Susi Bernstein, as she was now known, spoke no English but was determined to learn it by seeing several movies a week. She graduated from George Washington High School, and depending on which bit of lore one believes, took the name “Douglas” either from the family for whom she babysat or picked it randomly from the telephone book. Susi’s mother obtained a divorce, remarried and moved to Pennsylvania, leaving her daughter, now 18, alone in the big city.
Having studied ballet in Prague, she yearned to be a dancer but choreographer George Balanchine said she was too short. Noting her flair for the dramatic, he suggested acting instead. While working as a clerk at Saks Fifth Avenue part-time, she trudged to 109 auditions (she counted) before landing a small role on the School of the Air radio show. In a matter of months, she was working on 27 different radio soaps, plays and series alongside the likes of Katharine Hepburn, Elizabeth Taylor, Charles Laughton and Rex Harrison. Radio would remain her first love.

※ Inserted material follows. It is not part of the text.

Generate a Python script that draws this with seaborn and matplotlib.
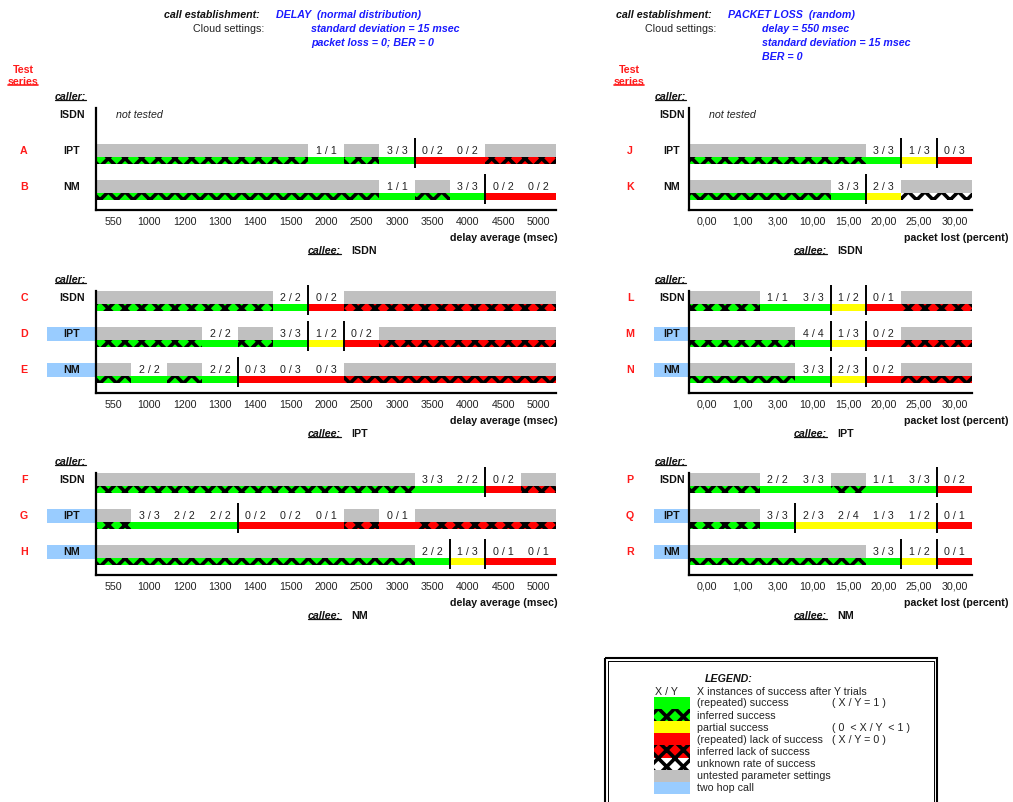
import numpy as np
import matplotlib
matplotlib.use("Agg")
import matplotlib.pyplot as plt
from matplotlib.patches import Rectangle
from matplotlib.lines import Line2D
import seaborn as sns

# x categories of the two test families
delay_ticks = ["550", "1000", "1200", "1300", "1400", "1500", "2000",
               "2500", "3000", "3500", "4000", "4500", "5000"]
loss_ticks = ["0,00", "1,00", "3,00", "10,00", "15,00", "20,00", "25,00", "30,00"]

callers = ["ISDN", "IPT", "NM"]
callees = ["ISDN", "IPT", "NM"]

# cell codes: "X/Y" tested (X successes after Y trials)
# g = untested, inferred success; r = untested, inferred lack of success
# u = untested, unknown rate of success
series_A = ["g", "g", "g", "g", "g", "g", "1/1", "g", "3/3", "0/2", "0/2", "r", "r"]
series_B = ["g", "g", "g", "g", "g", "g", "g", "g", "1/1", "g", "3/3", "0/2", "0/2"]
series_C = ["g", "g", "g", "g", "g", "2/2", "0/2", "r", "r", "r", "r", "r", "r"]
series_D = ["g", "g", "g", "2/2", "g", "3/3", "1/2", "0/2", "r", "r", "r", "r", "r"]
series_E = ["g", "2/2", "g", "2/2", "0/3", "0/3", "0/3", "r", "r", "r", "r", "r", "r"]
series_F = ["g", "g", "g", "g", "g", "g", "g", "g", "g", "3/3", "2/2", "0/2", "r"]
series_G = ["g", "3/3", "2/2", "2/2", "0/2", "0/2", "0/1", "r", "0/1", "r", "r", "r", "r"]
series_H = ["g", "g", "g", "g", "g", "g", "g", "g", "g", "2/2", "1/3", "0/1", "0/1"]

series_J = ["g", "g", "g", "g", "g", "3/3", "1/3", "0/3"]
series_K = ["g", "g", "g", "g", "3/3", "2/3", "u", "u"]
series_L = ["g", "g", "1/1", "3/3", "1/2", "0/1", "r", "r"]
series_M = ["g", "g", "g", "4/4", "1/3", "0/2", "r", "r"]
series_N = ["g", "g", "g", "3/3", "2/3", "0/2", "r", "r"]
series_P = ["g", "g", "2/2", "3/3", "g", "1/1", "3/3", "0/2"]
series_Q = ["g", "g", "3/3", "2/3", "2/4", "1/3", "1/2", "0/1"]
series_R = ["g", "g", "g", "g", "g", "3/3", "1/2", "0/1"]

delay_rows = [[None, series_A, series_B],
              [series_C, series_D, series_E],
              [series_F, series_G, series_H]]
delay_letters = [["", "A", "B"], ["C", "D", "E"], ["F", "G", "H"]]
loss_rows = [[None, series_J, series_K],
             [series_L, series_M, series_N],
             [series_P, series_Q, series_R]]
loss_letters = [["", "J", "K"], ["L", "M", "N"], ["P", "Q", "R"]]
two_hop = [[False, False, False], [False, True, True], [False, True, True]]

GREEN, YELLOW, RED = "#00ff00", "#ffff00", "#ff0000"
GREY, HOP_BLUE = "#c0c0c0", "#99ccff"
HEAD_BLUE, LETTER_RED = "#1a1aff", "#ff1a1a"

W, H = 1013, 803
FS = 7.7
CELL_W = 35.4
PITCH, GREY_H, STRIP_H = 36, 12.5, 7.5
PANEL_H = 102
panel_tops = [109, 292, 474]
PATTERN = "xx"

sns.set_theme(style="white")
plt.rcParams["font.family"] = ["Liberation Sans", "DejaVu Sans"]
plt.rcParams["hatch.linewidth"] = 2.6
plt.rcParams["hatch.color"] = "black"


def result_class(code):
    if code == "g":
        return "ok"
    if code == "r":
        return "fail"
    if code == "u":
        return None
    x, y = (int(v) for v in code.split("/"))
    if x == y:
        return "ok"
    return "fail" if x == 0 else "part"


CLASS_COLOR = {"ok": GREEN, "part": YELLOW, "fail": RED, None: "white"}

fig = plt.figure(figsize=(W / 100, H / 100), dpi=100)
ov = fig.add_axes([0, 0, 1, 1])
ov.set_xlim(0, W)
ov.set_ylim(H, 0)
ov.axis("off")

to_underline = []


def put(x, y, s, **kw):
    kw.setdefault("fontsize", FS)
    kw.setdefault("va", "center")
    return ov.text(x, y, s, **kw)


def draw_panel(ax, rows, ticks):
    n = len(ticks)
    for k, row in enumerate(rows):
        if row is None:
            continue
        top = k * PITCH
        for i, code in enumerate(row):
            cls = result_class(code)
            if code in ("g", "r", "u"):
                ax.bar(i + 0.5, GREY_H, bottom=top, width=1, color=GREY, linewidth=0)
                ax.bar(i + 0.5, STRIP_H, bottom=top + GREY_H, width=1,
                       facecolor=CLASS_COLOR[cls], edgecolor="black",
                       hatch=PATTERN, linewidth=0)
            else:
                x, y = code.split("/")
                ax.text(i + 0.5, top + GREY_H / 2, f"{x} / {y}", fontsize=FS,
                        ha="center", va="center", color="#222222")
                ax.bar(i + 0.5, STRIP_H, bottom=top + GREY_H, width=1,
                       color=CLASS_COLOR[cls], linewidth=0)
        # threshold markers where the known outcome changes
        for i in range(n - 1):
            a, b = result_class(row[i]), result_class(row[i + 1])
            if a and b and a != b:
                ax.vlines(i + 1, top - 6, top + GREY_H + STRIP_H + 4,
                          color="black", linewidth=1.4, clip_on=False)
    ax.set_xlim(0, n)
    ax.set_ylim(PANEL_H, 0)
    ax.set_facecolor("none")
    ax.set_xticks(np.arange(n) + 0.5)
    ax.set_xticklabels(ticks)
    ax.set_yticks([])
    ax.tick_params(axis="x", length=0, pad=4.3, labelsize=FS, colors="#222222")
    sns.despine(ax=ax)
    for side in ("left", "bottom"):
        ax.spines[side].set_color("black")
        ax.spines[side].set_linewidth(1.6)


columns = [
    dict(left=96, ticks=delay_ticks, rows=delay_rows, letters=delay_letters,
         letter_x=24, caller_x=72, hop_x=47, xlabel="delay average (msec)",
         xlabel_x=558, callee_x=341, test_x=23,
         call_x=260, call_title="DELAY  (normal distribution)", title_x=276,
         cloud_x=264, set_x=311,
         settings=["standard deviation = 15 msec", "packet loss = 0; BER = 0"]),
    dict(left=689, ticks=loss_ticks, rows=loss_rows, letters=loss_letters,
         letter_x=630, caller_x=672, hop_x=654, xlabel="packet lost (percent)",
         xlabel_x=1009, callee_x=827, test_x=629,
         call_x=712, call_title="PACKET LOSS  (random)", title_x=728,
         cloud_x=716, set_x=762,
         settings=["delay = 550 msec", "standard deviation = 15 msec", "BER = 0"]),
]

for col in columns:
    # header
    put(col["call_x"], 15, "call establishment:", ha="right",
        fontweight="bold", fontstyle="italic", color="#111111")
    put(col["title_x"], 15, col["call_title"], ha="left",
        fontweight="bold", fontstyle="italic", color=HEAD_BLUE)
    put(col["cloud_x"], 29, "Cloud settings:", ha="right", color="#222222")
    for j, s in enumerate(col["settings"]):
        put(col["set_x"], 29 + 14 * j, s, ha="left",
            fontweight="bold", fontstyle="italic", color=HEAD_BLUE)
    put(col["test_x"], 70, "Test", ha="center", fontweight="bold", color=LETTER_RED)
    t = put(col["test_x"], 82, "series", ha="center", fontweight="bold", color=LETTER_RED)
    to_underline.append((t, LETTER_RED, 1.2))

    n = len(col["ticks"])
    for p, ptop in enumerate(panel_tops):
        ax = fig.add_axes([col["left"] / W, 1 - (ptop + PANEL_H) / H,
                           n * CELL_W / W, PANEL_H / H])
        draw_panel(ax, col["rows"][p], col["ticks"])

        t = put(col["caller_x"] - 17, ptop - 12, "caller:", ha="left",
                fontweight="bold", fontstyle="italic", color="#111111")
        to_underline.append((t, "#111111", 0.9))
        for k in range(3):
            yc = ptop + k * PITCH + 6
            if two_hop[p][k]:
                ov.add_patch(Rectangle((col["hop_x"], ptop + k * PITCH),
                                       col["left"] - col["hop_x"], GREY_H + 1,
                                       facecolor=HOP_BLUE, linewidth=0))
            put(col["caller_x"], yc, callers[k], ha="center",
                fontweight="bold", color="#111111")
            if col["letters"][p][k]:
                put(col["letter_x"], yc, col["letters"][p][k], ha="center",
                    fontweight="bold", color=LETTER_RED)
            if col["rows"][p][k] is None:
                put(col["left"] + 20, yc, "not tested", ha="left",
                    fontstyle="italic", color="#222222")

        base = ptop + PANEL_H
        put(col["xlabel_x"], base + 27, col["xlabel"], ha="right",
            fontweight="bold", color="#111111")
        t = put(col["callee_x"], base + 40, "callee:", ha="right",
                fontweight="bold", fontstyle="italic", color="#111111")
        to_underline.append((t, "#111111", 0.9))
        put(col["callee_x"] + 10, base + 40, callees[p], ha="left",
            fontweight="bold", color="#111111")

# legend box
lx0, lx1, ly0, ly1 = 605, 937, 659, 812
ov.add_patch(Rectangle((lx0, ly0), lx1 - lx0, ly1 - ly0, fill=False,
                       edgecolor="black", linewidth=1.5, clip_on=False))
ov.add_patch(Rectangle((lx0 + 2.8, ly0 + 2.8), lx1 - lx0 - 5.6, ly1 - ly0, fill=False,
                       edgecolor="black", linewidth=0.7, clip_on=False))
put(705, 679, "LEGEND:", ha="left", fontweight="bold", fontstyle="italic", color="#111111")
put(655, 692.5, "X / Y", ha="left", color="#222222")
put(697, 692.5, "X instances of success after Y trials", ha="left", color="#222222")

legend_items = [
    (GREEN, None, "(repeated) success", "( X / Y = 1 )"),
    (GREEN, PATTERN, "inferred success", ""),
    (YELLOW, None, "partial success", "( 0  < X / Y  < 1 )"),
    (RED, None, "(repeated) lack of success", "( X / Y = 0 )"),
    (RED, PATTERN, "inferred lack of success", ""),
    ("white", PATTERN, "unknown rate of success", ""),
    (GREY, None, "untested parameter settings", ""),
    (HOP_BLUE, None, "two hop call", ""),
]
for j, (fc, hatch, label, note) in enumerate(legend_items):
    y0 = 698 + 12.1 * j
    ov.add_patch(Rectangle((654, y0), 36, 12.1, facecolor=fc, edgecolor="black",
                           hatch=hatch, linewidth=0))
    put(697, y0 + 5.5, label, ha="left", color="#222222")
    if note:
        put(832, y0 + 5.5, note, ha="left", color="#222222")

# underlines for the underlined captions
renderer = fig.canvas.get_renderer()
for t, c, lw in to_underline:
    bb = t.get_window_extent(renderer=renderer)
    yy = H - bb.y0 - 0.8
    ov.add_line(Line2D([bb.x0, bb.x1], [yy, yy], color=c, linewidth=lw))

fig.savefig("out.png", dpi=100)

Her big break came in 1946 when she appeared in the Broadway revival of He Who Gets Slapped. Rubes played the circus dancer and daredevil bareback rider Consuela, a role that won her the first Donaldson Award for best debut on Broadway and kudos from The New York Times, which called her performance “graceful and light.”
She was living in a tiny apartment on East 53rd Street when one day a young fellow actor with smouldering looks knocked on her door. “I need sheets,” announced Marlon Brando. She gave him the linens along with a stern request to keep the bongo playing down. They went on a single date.
A few months later, Rubes graced the cover of Life Magazine as one of Broadway’s rising stars. But Hollywood beckoned, and her movie debut was 1947’s The Private Affairs of Bel Ami with George Sanders. After that came Boundaries with Mel Ferrer, in which she played a black teenager, and the sci-fi flick Five, in which the director ordered her to run with a real six-week-old baby. “Could I meet the mother that’s stupid enough to allow an actress to run with a month-and-a-half old baby?” Rubes wondered. The request was denied.
She met lanky fellow Czech refugee Jan Rubes while filming Forbidden Journey in Montreal. They did 27 takes of a single kiss, and fell in love. The couple wed in 1950 and settled in New York, where Susan worked on such live TV shows as Studio One and Kraft Theater.
For a decade, she played the role of Kathy Roberts in Guiding Light, first on radio, and starting in 1952 on live television. But Rubes kept having children – three in four years. Producers hid the first two pregnancies with strategically positioned furniture and by seating her in a wheelchair. But when she was expecting her third, they killed off her character, resulting in thousands of letters and calls deluging the network. “Kathy got hit by a bus,” her son recalled with a chuckle.
In 1959, the clan decamped to Toronto, where Jan had earlier worked for the Canadian Opera Company. Alone in a new city with three young children, Susan cried for the first two years but was determined to get back into gear once her kids began school.
That’s when she saw the paucity of arts programs for them. Also impelling her, as she told actor R.H. Thomson in a series of video interviews done for the Theatre Museum of Canada, were the “abominable” performances for children she had seen at Manhattan’s 92nd Street Y. So she started the Museum Children’s Theatre in her suburban Toronto kitchen. Backed by some local businessmen, her first production, Alice in Wonderland, opened at the Royal Ontario Museum in January, 1963. Her first show for YPT was The Looking Glass Revue in 1966 at the Colonnade Theatre, aimed at kids age three to seven.